Retmi mentions several other smart city projects in which OBS is playing a vital role, including a partnership with Al Ra’idah Investment Company to develop Saudi Arabia’s King Abdullah Financial District. An investment of more than $70 billion, this is the country’s largest smart city programme covering transport, energy supply and other vital services for citizens and businesses.  

The sheer size of the task ahead here and at other smart city sites, both brownfield and greenfield, adds to the challenges outlined by Retmi earlier. “Nowhere in the world have there been smart city projects launched on this scale and with this amount of energy and drive behind them. The big vision, the leadership and the resources are all in place but these are new models and so require new thinking; it is not a question of importing a model from elsewhere.”

Indeed, the willingness to face up to these challenges of scale, ownership and finance has resulted in the Middle East becoming the global smart city forerunner. Authorities and enterprises have realised that facing up to these challenges of implementation will solve far greater, more fundamental pressures facing their countries and economies caused by urbanisation.

According to UN figures, 85 percent of the UAE’s population live in urban areas, a figure set to hit 91 percent by 2050. The Middle East, it is fair to say, is a highly urbanised part of the world.

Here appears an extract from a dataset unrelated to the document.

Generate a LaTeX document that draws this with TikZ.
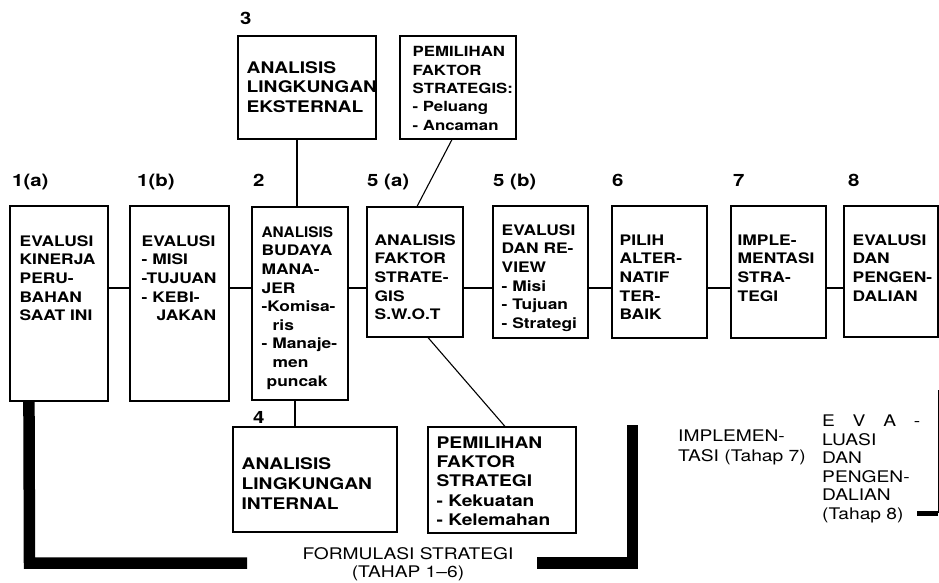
\documentclass[tikz,border=0pt]{standalone}
\usepackage{fontspec}
\setmainfont{TeX Gyre Heros}[FakeStretch=1.2]
\usetikzlibrary{positioning}

\tikzset{
  box/.style={draw,line width=1.1pt,inner sep=0pt},
  boxtxt/.style={align=left,inner sep=0pt,font=\bfseries\fontsize{14.5}{18.6}\selectfont},
  bigtxt/.style={align=left,inner sep=0pt,font=\bfseries\fontsize{16}{19.3}\selectfont},
  num/.style={anchor=north west,inner sep=0pt,font=\bfseries\fontsize{17}{19}\selectfont},
  note/.style={align=left,inner sep=0pt,font=\fontsize{16}{18.6}\selectfont},
  link/.style={line width=1.1pt},
  bar/.style={line width=11.5pt}
}

\begin{document}
\begin{tikzpicture}[x=1pt,y=1pt]
  \useasboundingbox (0,0) rectangle (939,582);

  % Main row of steps
  \node[box,minimum width=98pt,minimum height=195pt] (b1a) at (59,278.5) {};
  \node[box,minimum width=99pt,minimum height=195pt] (b1b) at (179.5,278.5) {};
  \node[box,minimum width=96pt,minimum height=193pt] (b2) at (300,278.5) {};
  \node[box,minimum width=96pt,minimum height=130pt] (b5a) at (415,310) {};
  \node[box,minimum width=95pt,minimum height=132pt] (b5b) at (540.5,310) {};
  \node[box,minimum width=95pt,minimum height=132pt] (b6) at (659.5,310) {};
  \node[box,minimum width=95pt,minimum height=132pt] (b7) at (778.5,310) {};
  \node[box,minimum width=94pt,minimum height=131pt] (b8) at (891,310.5) {};

  % Upper and lower analysis boxes
  \node[box,minimum width=138pt,minimum height=103pt] (b3) at (307,494.5) {};
  \node[box,minimum width=116pt,minimum height=103pt] (pa) at (458,494.5) {};
  \node[box,minimum width=164pt,minimum height=105pt] (b4) at (315,102.5) {};
  \node[box,minimum width=148pt,minimum height=106pt] (pb) at (502,102) {};

  % Box texts
  \node[boxtxt,below right=30pt and 10pt of b1a.north west] (t1a)
    {EVALUSI\\KINERJA\\PERU-\\BAHAN\\SAAT INI};
  \node[boxtxt,below right=30pt and 12pt of b1b.north west] (t1b)
    {EVALUSI\\- MISI\\-TUJUAN\\- KEBI-\\\hspace*{15pt}JAKAN};
  \node[boxtxt,below right=20pt and 10pt of b2.north west] (t2)
    {\scalebox{0.88}[1]{ANALISIS}\\BUDAYA\\MANA-\\JER\\-Komisa-\\\hspace*{11pt}ris\\- Manaje-\\\hspace*{11pt}men\\\hspace*{5pt}puncak};
  \node[boxtxt,below right=28pt and 8pt of b5a.north west] (t5a)
    {ANALISIS\\FAKTOR\\STRATE-\\GIS\\S.W.O.T};
  \node[boxtxt,below right=19pt and 9pt of b5b.north west] (t5b)
    {EVALUSI\\DAN RE-\\VIEW\\- Misi\\- Tujuan\\- Strategi};
  \node[boxtxt,below right=29pt and 8pt of b6.north west] (t6)
    {PILIH\\ALTER-\\NATIF\\TER-\\BAIK};
  \node[boxtxt,below right=29pt and 7pt of b7.north west] (t7)
    {IMPLE-\\MENTASI\\STRA-\\TEGI};
  \node[boxtxt,below right=29pt and 9pt of b8.north west] (t8)
    {EVALUSI\\DAN\\PENGEN-\\DALIAN};
  \node[bigtxt,below right=26pt and 9pt of b3.north west] (t3)
    {ANALISIS\\LINGKUNGAN\\EKSTERNAL};
  \node[boxtxt,below right=11pt and 13pt of pa.north west,font=\bfseries\fontsize{14}{18.3}\selectfont] (tpa)
    {PEMILIHAN\\FAKTOR\\STRATEGIS:\\- Peluang\\- Ancaman};
  \node[bigtxt,below right=31pt and 9pt of b4.north west,font=\bfseries\fontsize{16}{20}\selectfont] (t4)
    {ANALISIS\\LINGKUNGAN\\INTERNAL};
  \node[bigtxt,below right=10pt and 9pt of pb.north west] (tpb)
    {PEMILIHAN\\FAKTOR\\STRATEGI\\- Kekuatan\\- Kelemahan};

  % Step numbers
  \node[num] (n3) at (240,570) {3};
  \node[num] (n1a) at (12,408) {1(a)};
  \node[num] (n1b) at (137,408) {1(b)};
  \node[num] (n2) at (253,408) {2};
  \node[num] (n5a) at (367,408) {5 (a)};
  \node[num] (n5b) at (493,408) {5 (b)};
  \node[num] (n6) at (612,408) {6};
  \node[num] (n7) at (733,408) {7};
  \node[num] (n8) at (848,408) {8};
  \node[num] (n4) at (253,171) {4};

  % Connectors
  \coordinate (row) at (0,294);
  \foreach \a/\b in {b1a/b1b,b1b/b2,b2/b5a,b5a/b5b,b5b/b6,b6/b7,b7/b8}
    \draw[link] (\a.east |- row) -- (\b.west |- row);
  \draw[link] ([xshift=-10pt]b3.south) -- ([xshift=-10pt]b3.south |- b2.north);
  \draw[link] ([xshift=-5pt]b2.south) -- ([xshift=-5pt]b2.south |- b4.north);
  \draw[link] ([xshift=-6pt]pa.south) -- ([xshift=2pt]b5a.north);
  \draw[link] ([xshift=13pt]b5a.south) -- ([xshift=3pt]pb.north);

  % Phase brackets
  \draw[bar] ([xshift=19.5pt]b1a.south west) -- (29.5,19) -- (247,19);
  \draw[bar] (537,19) -- (632.5,19) -- (632.5,157);
  \node[note,align=center,anchor=north] (formulasi) at (408,35)
    {FORMULASI STRATEGI\\(TAHAP 1--6)};

  \node[note,anchor=north west,font=\fontsize{16}{20}\selectfont] (impl) at (678,152)
    {IMPLEMEN-\\TASI (Tahap 7)};
  \node[note,anchor=north west,font=\fontsize{16}{18.5}\selectfont] (evpeng) at (822,167)
    {\makebox[98pt][s]{E V A -}\\LUASI\\DAN\\PENGEN-\\DALIAN\\(Tahap 8)};
  \draw[line width=5pt] (917,69) -- (938,69);
  \draw[line width=0.8pt] (938,69) -- (938,192);
\end{tikzpicture}
\end{document}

Retmi concludes: “City-dwellers consume over three quarters of all the world’s energy production and are responsible for 80 percent of CO2 emissions. To help manage energy and other resources in these urban environments, governments in the Middle East are looking towards smart city technology.

“Rapidly increasing urban populations are straining existing infrastructure even while governments look to attract new businesses and industries to support their economies beyond oil. The pressure is on for smart cities to provide the answer.”